§ WRITTEN REQUEST
Go through the listing and set it down exactly, leaving out its pictures.

-------- SOURCE EXCERPT

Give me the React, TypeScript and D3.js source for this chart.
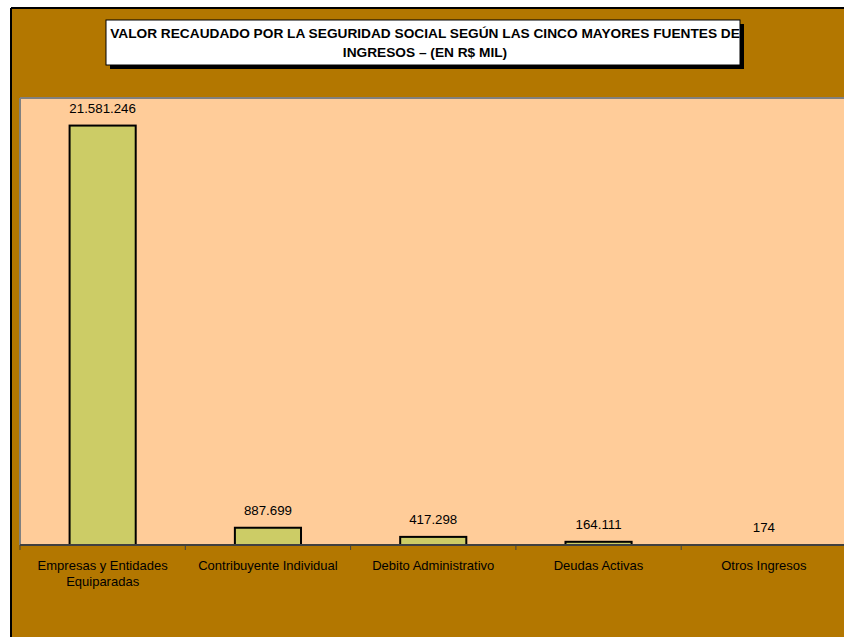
import React from "react";
import * as d3 from "d3";

const categories: string[][] = [
  ["Empresas y Entidades", "Equiparadas"],
  ["Contribuyente Individual"],
  ["Debito Administrativo"],
  ["Deudas Activas"],
  ["Otros Ingresos"],
];
const values: number[] = [21581246, 887699, 417298, 164111, 174];
const valueLabels: string[] = ["21.581.246", "887.699", "417.298", "164.111", "174"];
const titleLines: string[] = [
  "VALOR RECAUDADO POR LA SEGURIDAD SOCIAL SEGÚN LAS CINCO MAYORES FUENTES DE",
  "INGRESOS – (EN R$ MIL)",
];
const yMax = 23000000;

export default function App() {
  const W = 844, H = 637;
  const plot = { left: 20, top: 98, right: 846.5, bottom: 545 };
  const x = d3
    .scaleBand<number>()
    .domain(values.map((_, i) => i))
    .range([plot.left, plot.right])
    .paddingInner(0)
    .paddingOuter(0);
  const y = d3.scaleLinear().domain([0, yMax]).range([plot.bottom, plot.top]);
  const bw = x.bandwidth() * 0.4;
  const font = "Arial, 'Liberation Sans', sans-serif";
  const ticks = d3.range(values.length + 1).map((i) => plot.left + i * x.step());

  return (
    <svg
      width={W}
      height={H}
      style={{ position: "absolute", left: 0, top: 0, display: "block" }}
      fontFamily={font}
    >
      <rect x={0} y={0} width={W} height={H} fill="#ffffff" />
      <rect x={11} y={8} width={W} height={H} fill="#B37700" />
      <line x1={11} y1={8} x2={W} y2={8} stroke="#000" strokeWidth={2} />
      <line x1={11} y1={8} x2={11} y2={H} stroke="#000" strokeWidth={2} />

      {/* title */}
      <rect x={110} y={24} width={634} height={45} fill="#000" />
      <rect x={106} y={20} width={634} height={45} fill="#fff" stroke="#000" strokeWidth={1} />
      {titleLines.map((t, i) => (
        <text
          key={i}
          x={425}
          y={38 + i * 19}
          textAnchor="middle"
          fontSize={13.7}
          fontWeight="bold"
          fill="#000"
        >
          {t}
        </text>
      ))}

      {/* plot area */}
      <rect
        x={plot.left}
        y={plot.top}
        width={plot.right - plot.left}
        height={plot.bottom - plot.top}
        fill="#FFCC99"
      />
      <line x1={plot.left} y1={plot.top} x2={W} y2={plot.top} stroke="#808080" strokeWidth={2} />
      <line x1={plot.left} y1={plot.top} x2={plot.left} y2={plot.bottom} stroke="#808080" strokeWidth={2} />

      {values.map((v, i) => {
        const cx = (x(i) as number) + x.bandwidth() / 2;
        const top = y(v);
        return (
          <g key={i}>
            <rect
              x={cx - bw / 2}
              y={top}
              width={bw}
              height={plot.bottom - top}
              fill="#CCCC66"
              stroke="#000"
              strokeWidth={2}
            />
            <text x={cx} y={top - 12.5} textAnchor="middle" fontSize={13.3} fill="#000">
              {valueLabels[i]}
            </text>
          </g>
        );
      })}

      {/* axis */}
      <line x1={plot.left} y1={plot.bottom} x2={W} y2={plot.bottom} stroke="#404040" strokeWidth={2} />
      {ticks.map((t, i) => (
        <line key={i} x1={t} y1={plot.bottom} x2={t} y2={plot.bottom + 5} stroke="#404040" strokeWidth={1} />
      ))}
      {categories.map((lines, i) => {
        const cx = (x(i) as number) + x.bandwidth() / 2;
        return lines.map((l, j) => (
          <text key={`${i}-${j}`} x={cx} y={569.5 + j * 16} textAnchor="middle" fontSize={13} fill="#000">
            {l}
          </text>
        ));
      })}
    </svg>
  );
}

----------------

§ ANSWER TO THE EXERCISE
Give me the React, TypeScript and D3.js source for this chart.
import React from "react";
import * as d3 from "d3";

const categories: string[][] = [
  ["Empresas y Entidades", "Equiparadas"],
  ["Contribuyente Individual"],
  ["Debito Administrativo"],
  ["Deudas Activas"],
  ["Otros Ingresos"],
];
const values: number[] = [21581246, 887699, 417298, 164111, 174];
const valueLabels: string[] = ["21.581.246", "887.699", "417.298", "164.111", "174"];
const titleLines: string[] = [
  "VALOR RECAUDADO POR LA SEGURIDAD SOCIAL SEGÚN LAS CINCO MAYORES FUENTES DE",
  "INGRESOS – (EN R$ MIL)",
];
const yMax = 23000000;

export default function App() {
  const W = 844, H = 637;
  const plot = { left: 20, top: 98, right: 846.5, bottom: 545 };
  const x = d3
    .scaleBand<number>()
    .domain(values.map((_, i) => i))
    .range([plot.left, plot.right])
    .paddingInner(0)
    .paddingOuter(0);
  const y = d3.scaleLinear().domain([0, yMax]).range([plot.bottom, plot.top]);
  const bw = x.bandwidth() * 0.4;
  const font = "Arial, 'Liberation Sans', sans-serif";
  const ticks = d3.range(values.length + 1).map((i) => plot.left + i * x.step());

  return (
    <svg
      width={W}
      height={H}
      style={{ position: "absolute", left: 0, top: 0, display: "block" }}
      fontFamily={font}
    >
      <rect x={0} y={0} width={W} height={H} fill="#ffffff" />
      <rect x={11} y={8} width={W} height={H} fill="#B37700" />
      <line x1={11} y1={8} x2={W} y2={8} stroke="#000" strokeWidth={2} />
      <line x1={11} y1={8} x2={11} y2={H} stroke="#000" strokeWidth={2} />

      {/* title */}
      <rect x={110} y={24} width={634} height={45} fill="#000" />
      <rect x={106} y={20} width={634} height={45} fill="#fff" stroke="#000" strokeWidth={1} />
      {titleLines.map((t, i) => (
        <text
          key={i}
          x={425}
          y={38 + i * 19}
          textAnchor="middle"
          fontSize={13.7}
          fontWeight="bold"
          fill="#000"
        >
          {t}
        </text>
      ))}

      {/* plot area */}
      <rect
        x={plot.left}
        y={plot.top}
        width={plot.right - plot.left}
        height={plot.bottom - plot.top}
        fill="#FFCC99"
      />
      <line x1={plot.left} y1={plot.top} x2={W} y2={plot.top} stroke="#808080" strokeWidth={2} />
      <line x1={plot.left} y1={plot.top} x2={plot.left} y2={plot.bottom} stroke="#808080" strokeWidth={2} />

      {values.map((v, i) => {
        const cx = (x(i) as number) + x.bandwidth() / 2;
        const top = y(v);
        return (
          <g key={i}>
            <rect
              x={cx - bw / 2}
              y={top}
              width={bw}
              height={plot.bottom - top}
              fill="#CCCC66"
              stroke="#000"
              strokeWidth={2}
            />
            <text x={cx} y={top - 12.5} textAnchor="middle" fontSize={13.3} fill="#000">
              {valueLabels[i]}
            </text>
          </g>
        );
      })}

      {/* axis */}
      <line x1={plot.left} y1={plot.bottom} x2={W} y2={plot.bottom} stroke="#404040" strokeWidth={2} />
      {ticks.map((t, i) => (
        <line key={i} x1={t} y1={plot.bottom} x2={t} y2={plot.bottom + 5} stroke="#404040" strokeWidth={1} />
      ))}
      {categories.map((lines, i) => {
        const cx = (x(i) as number) + x.bandwidth() / 2;
        return lines.map((l, j) => (
          <text key={`${i}-${j}`} x={cx} y={569.5 + j * 16} textAnchor="middle" fontSize={13} fill="#000">
            {l}
          </text>
        ));
      })}
    </svg>
  );
}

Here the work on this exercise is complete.